MPs' Resignations Draw Line Under Budget Leak Affair

Thursday 11th June 1936

A line was drawn under the affair of the Budget leaks. The judicial Tribunal had reported that there had indeed been unauthorized advance disclosure of the tax increases and that Jimmy Thomas was to blame. The evidence of which it ruled would probably not have stood up in a court of law had the men been on trial for criminal offences but under any common-sense reading of the events they were guilty. There was no innocent explanation. It was practically inevitable that the two M.P.s involved would have to resign their seats. Their statements to the House would decide how they would be judged.

Jimmy Thomas went first. He had already resigned from the Cabinet and was in despair.

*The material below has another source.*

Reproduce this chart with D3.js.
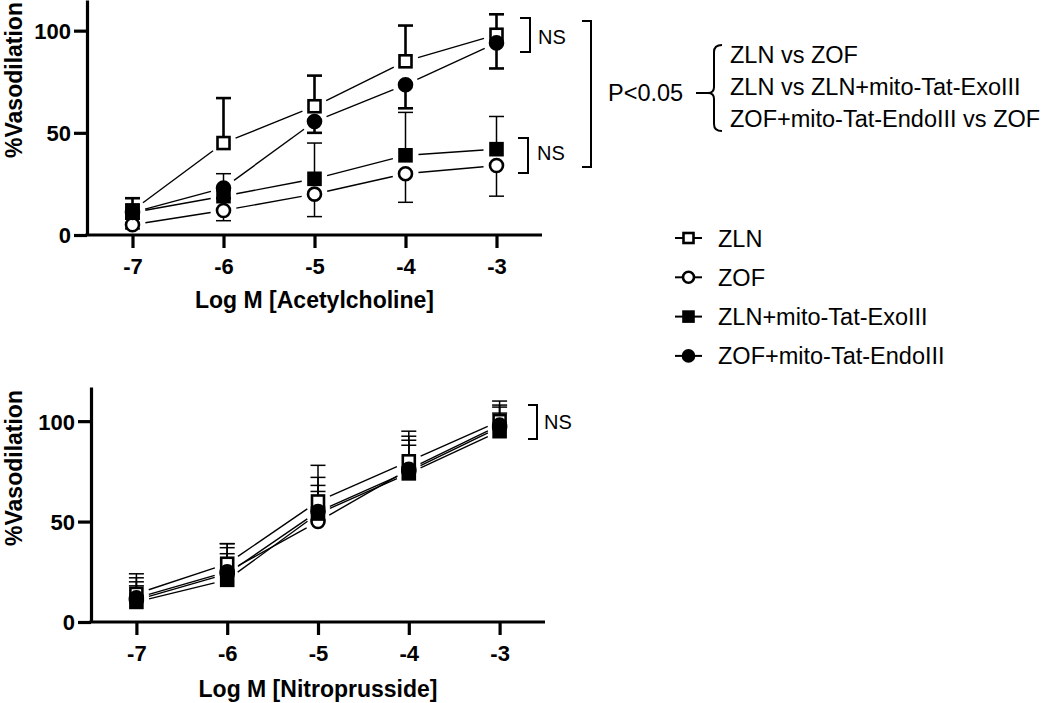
<!DOCTYPE html>
<html>
<head>
<meta charset="utf-8">
<script src="https://cdn.jsdelivr.net/npm/d3@7"></script>
<style>
  html, body { margin: 0; padding: 0; background: #fff; }
  svg { display: block; font-family: "Liberation Sans", Arial, Helvetica, sans-serif; }
</style>
</head>
<body>
<svg id="chart" width="1050" height="703"></svg>
<script>
// ---------- DATA ----------
const doses = [-7, -6, -5, -4, -3];
const xTicks = [-7, -6, -5, -4, -3];
const xTickLabels = ["-7", "-6", "-5", "-4", "-3"];
const yTicks = [0, 50, 100];
const seriesNames = ["ZLN", "ZOF", "ZLN+mito-Tat-ExoIII", "ZOF+mito-Tat-EndoIII"];
const seriesSymbols = ["openSquare", "openCircle", "filledSquare", "filledCircle"];

// Acetylcholine (top panel): means and SEM
const achZLN  = [12, 45, 63, 85, 98];
const achZOF  = [5, 12, 20, 30, 34];
const achExo  = [11, 19, 27.5, 39, 42];
const achEndo = [11, 23, 55.5, 73.5, 94];
const achZLNerr  = [6, 22, 15, 17.5, 10];
const achZOFerr  = [2, 5, 11, 14, 15];
const achExoerr  = [4, 11, 17.5, 21, 16];
const achEndoerr = [3, 5, 5.5, 11.5, 12.5];
const achErrDir = [1, -1, 1, -1]; // error bar drawn up (+1) or down (-1)

// Nitroprusside (bottom panel)
const snpZLN  = [14, 29, 60, 80, 100];
const snpZOF  = [12, 25, 50, 76, 98];
const snpExo  = [10, 21, 54, 74, 95];
const snpEndo = [11, 24, 55, 75, 97];
const snpZLNerr  = [10, 10, 18, 15, 10];
const snpZOFerr  = [10, 14, 22, 16.5, 10];
const snpExoerr  = [8, 13, 11, 14, 9];
const snpEndoerr = [9, 13, 13, 15.5, 10];
const snpErrDir = [1, 1, 1, 1];

const pLabel = "P<0.05";
const comparisons = ["ZLN vs ZOF", "ZLN vs ZLN+mito-Tat-ExoIII", "ZOF+mito-Tat-EndoIII vs ZOF"];

// ---------- DRAW ----------
const svg = d3.select("#chart");

function drawMarker(g, type, x, y, size) {
  const s = size;
  if (type === "openSquare" || type === "filledSquare") {
    g.append("rect").attr("x", x - s / 2).attr("y", y - s / 2).attr("width", s).attr("height", s)
      .attr("fill", type === "openSquare" ? "#fff" : "#000")
      .attr("stroke", "#000").attr("stroke-width", 2.6);
  } else {
    g.append("circle").attr("cx", x).attr("cy", y).attr("r", s / 2 + 0.5)
      .attr("fill", type === "openCircle" ? "#fff" : "#000")
      .attr("stroke", "#000").attr("stroke-width", 2.6);
  }
}

function panel(opts) {
  const x = d3.scaleLinear().domain([-7.5, -2.5]).range([opts.left, opts.right]);
  const y = d3.scaleLinear().domain([0, opts.ymax]).range([opts.bottom, opts.top]);
  const g = svg.append("g");

  // axes
  const xAxis = g.append("g").attr("transform", `translate(0,${opts.bottom})`)
    .call(d3.axisBottom(x).tickValues(xTicks).tickSize(13).tickSizeOuter(0)
      .tickFormat((d, i) => xTickLabels[i]).tickPadding(10));
  const yAxis = g.append("g").attr("transform", `translate(${opts.left},0)`)
    .call(d3.axisLeft(y).tickValues(yTicks).tickSize(13).tickSizeOuter(0).tickPadding(3));
  [xAxis, yAxis].forEach(a => {
    a.select(".domain").attr("stroke", "#000").attr("stroke-width", 3.2);
    a.selectAll(".tick line").attr("stroke", "#000").attr("stroke-width", 3.2);
    a.selectAll(".tick text").attr("fill", "#000").attr("font-size", 22).attr("font-weight", "bold")
      .attr("font-family", "'Liberation Sans', Arial, sans-serif");
  });
  xAxis.selectAll(".tick text").attr("dy", "0.71em");
  yAxis.selectAll(".tick text").attr("dy", "0.36em");
  xAxis.select(".domain").attr("d", `M${opts.left - 1.6},0H${opts.right}`);

  // axis titles
  g.append("text").attr("x", (opts.left + opts.right) / 2).attr("y", opts.xTitleY)
    .attr("text-anchor", "middle").attr("font-size", 23).attr("font-weight", "bold").text(opts.xTitle);
  g.append("text").attr("transform", `translate(22,${opts.yTitleCenter}) rotate(-90)`)
    .attr("text-anchor", "middle").attr("font-size", 23).attr("font-weight", "bold").text("%Vasodilation");

  const gap = 13;
  // connecting lines (with gaps near markers)
  opts.series.forEach((s, si) => {
    for (let i = 0; i < doses.length - 1; i++) {
      const x1 = x(doses[i]), y1 = y(s.mean[i]), x2 = x(doses[i + 1]), y2 = y(s.mean[i + 1]);
      const L = Math.hypot(x2 - x1, y2 - y1), ux = (x2 - x1) / L, uy = (y2 - y1) / L;
      g.append("line").attr("x1", x1 + ux * gap).attr("y1", y1 + uy * gap)
        .attr("x2", x2 - ux * gap).attr("y2", y2 - uy * gap)
        .attr("stroke", "#000").attr("stroke-width", 1.4);
    }
  });
  // error bars
  opts.series.forEach((s, si) => {
    doses.forEach((d, i) => {
      const cx = x(d), cy = y(s.mean[i]);
      const ey = y(s.mean[i] + s.dir * s.err[i]);
      const w = s.thick ? 2.6 : 1.5;
      g.append("line").attr("x1", cx).attr("x2", cx).attr("y1", cy).attr("y2", ey)
        .attr("stroke", "#000").attr("stroke-width", w);
      g.append("line").attr("x1", cx - 7.5).attr("x2", cx + 7.5).attr("y1", ey).attr("y2", ey)
        .attr("stroke", "#000").attr("stroke-width", w);
    });
  });
  // markers
  opts.series.forEach((s, si) => {
    doses.forEach((d, i) => drawMarker(g, seriesSymbols[si], x(d), y(s.mean[i]), 12));
  });
  return { x, y, g };
}

const topPanel = panel({
  left: 87, right: 542, top: 0, bottom: 235, ymax: 115,
  xTitle: "Log M [Acetylcholine]", xTitleY: 308, yTitleCenter: 80,
  series: [
    { mean: achZLN, err: achZLNerr, dir: achErrDir[0], thick: true },
    { mean: achZOF, err: achZOFerr, dir: achErrDir[1], thick: false },
    { mean: achExo, err: achExoerr, dir: achErrDir[2], thick: false },
    { mean: achEndo, err: achEndoerr, dir: achErrDir[3], thick: true }
  ]
});

const bottomPanel = panel({
  left: 91, right: 545, top: 387, bottom: 622, ymax: 117,
  xTitle: "Log M [Nitroprusside]", xTitleY: 697, yTitleCenter: 468,
  series: [
    { mean: snpZLN, err: snpZLNerr, dir: snpErrDir[0], thick: false },
    { mean: snpZOF, err: snpZOFerr, dir: snpErrDir[1], thick: false },
    { mean: snpExo, err: snpExoerr, dir: snpErrDir[2], thick: false },
    { mean: snpEndo, err: snpEndoerr, dir: snpErrDir[3], thick: false }
  ]
});

// ---------- ANNOTATIONS ----------
const ann = svg.append("g").attr("fill", "none").attr("stroke", "#000").attr("stroke-width", 2);
function bracket(xl, xr, y1, y2) {
  ann.append("path").attr("d", `M${xl},${y1}H${xr}V${y2}H${xl}`);
}
bracket(520, 530, 18, 52);
bracket(518, 528, 138, 173);
bracket(582, 591, 21, 167);
bracket(528, 537, 405, 439);

const txt = svg.append("g").attr("fill", "#000");
txt.append("text").attr("x", 538).attr("y", 44).attr("font-size", 20).text("NS");
txt.append("text").attr("x", 537).attr("y", 160).attr("font-size", 20).text("NS");
txt.append("text").attr("x", 544).attr("y", 429).attr("font-size", 20).text("NS");

txt.append("text").attr("x", 608).attr("y", 101).attr("font-size", 23.5).text(pLabel);
ann.append("path").attr("d", "M696,93H708Q714,93 714,87V52Q714,45 722,45");
ann.append("path").attr("d", "M708,93Q714,93 714,99V124Q714,131 722,131");
comparisons.forEach((c, i) => {
  txt.append("text").attr("x", 730).attr("y", 63 + i * 32).attr("font-size", 23.5).text(c);
});

// ---------- LEGEND ----------
const leg = svg.append("g");
seriesNames.forEach((n, i) => {
  const cy = 238 + i * 39.3;
  leg.append("line").attr("x1", 675).attr("x2", 702).attr("y1", cy).attr("y2", cy)
    .attr("stroke", "#000").attr("stroke-width", 2);
  drawMarker(leg, seriesSymbols[i], 688.5, cy, 10);
  leg.append("text").attr("x", 718).attr("y", cy + 8.5).attr("font-size", 23.5).text(n);
});
</script>
</body>
</html>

He was close to tears throughout his statement and broke down afterwards. What he did was the product of naive stupidity rather than cynical greed. It seems that he simply failed to understand that passing insider tips on to his mates was unacceptable and his claim that he had not "knowingly" disclosed anything reflected this. He was a popular figure (except amongst his former Labour front bench colleagues) and he was met with considerable sympathy for someone who had destroyed his own political career. Sir Alfred Butt's resignation statement was less impressive in every respect. His complaint that the Attorney General had declined to prosecute, which would have subjected the evidence against him to a far more severe test, sounded merely like a peevishness at having to pay the penalty for being caught out. He had also undeniably made a lot of money on dealing ahead of the Budget.